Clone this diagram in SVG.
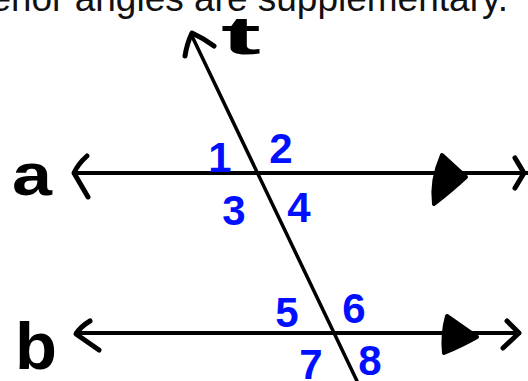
<svg xmlns="http://www.w3.org/2000/svg" width="528" height="381" viewBox="0 0 528 381">
<style>
.ln{stroke:#000;fill:none;stroke-linecap:round;stroke-linejoin:round}
.thin{stroke-width:4}
.hand{stroke-width:5}
.tri{fill:#000;stroke:#000;stroke-width:4;stroke-linejoin:round}
.lbl{font-family:"Liberation Sans","DejaVu Sans",sans-serif;font-weight:bold;fill:#000}
.num{font-family:"Liberation Sans","DejaVu Sans",sans-serif;font-weight:bold;fill:#0010ff;font-size:42px;text-anchor:middle}
.cap{font-family:"Liberation Sans","DejaVu Sans",sans-serif;font-size:37px;fill:#111;text-anchor:end}
</style>
<rect width="528" height="381" fill="#fff"/>
<text class="cap" x="508" y="11">interior angles are supplementary.</text>
<g id="connectors">
<g id="line-a">
<path class="ln thin" d="M74,173 L528,173"/>
<path class="ln hand" d="M87,156 Q78,164 74,173 L88,197"/>
<path class="tri" d="M442,155 L466,177 Q452,190 434,204 Q431,180 442,155 Z"/>
<path class="ln hand" d="M515,158 L524,173 L515,188"/>
</g>
<g id="line-b">
<path class="ln thin" d="M76,333 L519,333"/>
<path class="ln hand" d="M90,321 Q80,327 76,334 L99,350"/>
<path class="tri" d="M447,316 L477,337 Q463,345 444,353 Q442,334 447,316 Z"/>
<path class="ln hand" d="M507,321 L519,333 L503,348"/>
</g>
<g id="transversal-t">
<path class="ln" stroke-width="3.5" d="M191,34 L357,381"/>
<path class="ln hand" d="M185,56 Q187,43 192,33 Q203,38 214,46"/>
</g>
</g>
<g id="label-t"><text class="lbl" x="221" y="54" font-size="54" textLength="40" lengthAdjust="spacingAndGlyphs">t</text></g>
<g id="label-a"><text class="lbl" x="12" y="195" font-size="60" textLength="40" lengthAdjust="spacingAndGlyphs">a</text></g>
<g id="label-b"><text class="lbl" x="15" y="369" font-size="66" textLength="42" lengthAdjust="spacingAndGlyphs">b</text></g>
<g id="angles">
<text class="num" x="220" y="172">1</text>
<text class="num" x="281" y="163">2</text>
<text class="num" x="234" y="225">3</text>
<text class="num" x="299" y="222">4</text>
<text class="num" x="287" y="327">5</text>
<text class="num" x="354" y="323">6</text>
<text class="num" x="311" y="379">7</text>
<text class="num" x="370" y="375">8</text>
</g>
</svg>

■ **Given exercise**:
Retype the listing exactly. Pictures do not belong in the copy.

■ **Solution to the exercise**:
Clone this diagram in SVG.
<svg xmlns="http://www.w3.org/2000/svg" width="528" height="381" viewBox="0 0 528 381">
<style>
.ln{stroke:#000;fill:none;stroke-linecap:round;stroke-linejoin:round}
.thin{stroke-width:4}
.hand{stroke-width:5}
.tri{fill:#000;stroke:#000;stroke-width:4;stroke-linejoin:round}
.lbl{font-family:"Liberation Sans","DejaVu Sans",sans-serif;font-weight:bold;fill:#000}
.num{font-family:"Liberation Sans","DejaVu Sans",sans-serif;font-weight:bold;fill:#0010ff;font-size:42px;text-anchor:middle}
.cap{font-family:"Liberation Sans","DejaVu Sans",sans-serif;font-size:37px;fill:#111;text-anchor:end}
</style>
<rect width="528" height="381" fill="#fff"/>
<text class="cap" x="508" y="11">interior angles are supplementary.</text>
<g id="connectors">
<g id="line-a">
<path class="ln thin" d="M74,173 L528,173"/>
<path class="ln hand" d="M87,156 Q78,164 74,173 L88,197"/>
<path class="tri" d="M442,155 L466,177 Q452,190 434,204 Q431,180 442,155 Z"/>
<path class="ln hand" d="M515,158 L524,173 L515,188"/>
</g>
<g id="line-b">
<path class="ln thin" d="M76,333 L519,333"/>
<path class="ln hand" d="M90,321 Q80,327 76,334 L99,350"/>
<path class="tri" d="M447,316 L477,337 Q463,345 444,353 Q442,334 447,316 Z"/>
<path class="ln hand" d="M507,321 L519,333 L503,348"/>
</g>
<g id="transversal-t">
<path class="ln" stroke-width="3.5" d="M191,34 L357,381"/>
<path class="ln hand" d="M185,56 Q187,43 192,33 Q203,38 214,46"/>
</g>
</g>
<g id="label-t"><text class="lbl" x="221" y="54" font-size="54" textLength="40" lengthAdjust="spacingAndGlyphs">t</text></g>
<g id="label-a"><text class="lbl" x="12" y="195" font-size="60" textLength="40" lengthAdjust="spacingAndGlyphs">a</text></g>
<g id="label-b"><text class="lbl" x="15" y="369" font-size="66" textLength="42" lengthAdjust="spacingAndGlyphs">b</text></g>
<g id="angles">
<text class="num" x="220" y="172">1</text>
<text class="num" x="281" y="163">2</text>
<text class="num" x="234" y="225">3</text>
<text class="num" x="299" y="222">4</text>
<text class="num" x="287" y="327">5</text>
<text class="num" x="354" y="323">6</text>
<text class="num" x="311" y="379">7</text>
<text class="num" x="370" y="375">8</text>
</g>
</svg>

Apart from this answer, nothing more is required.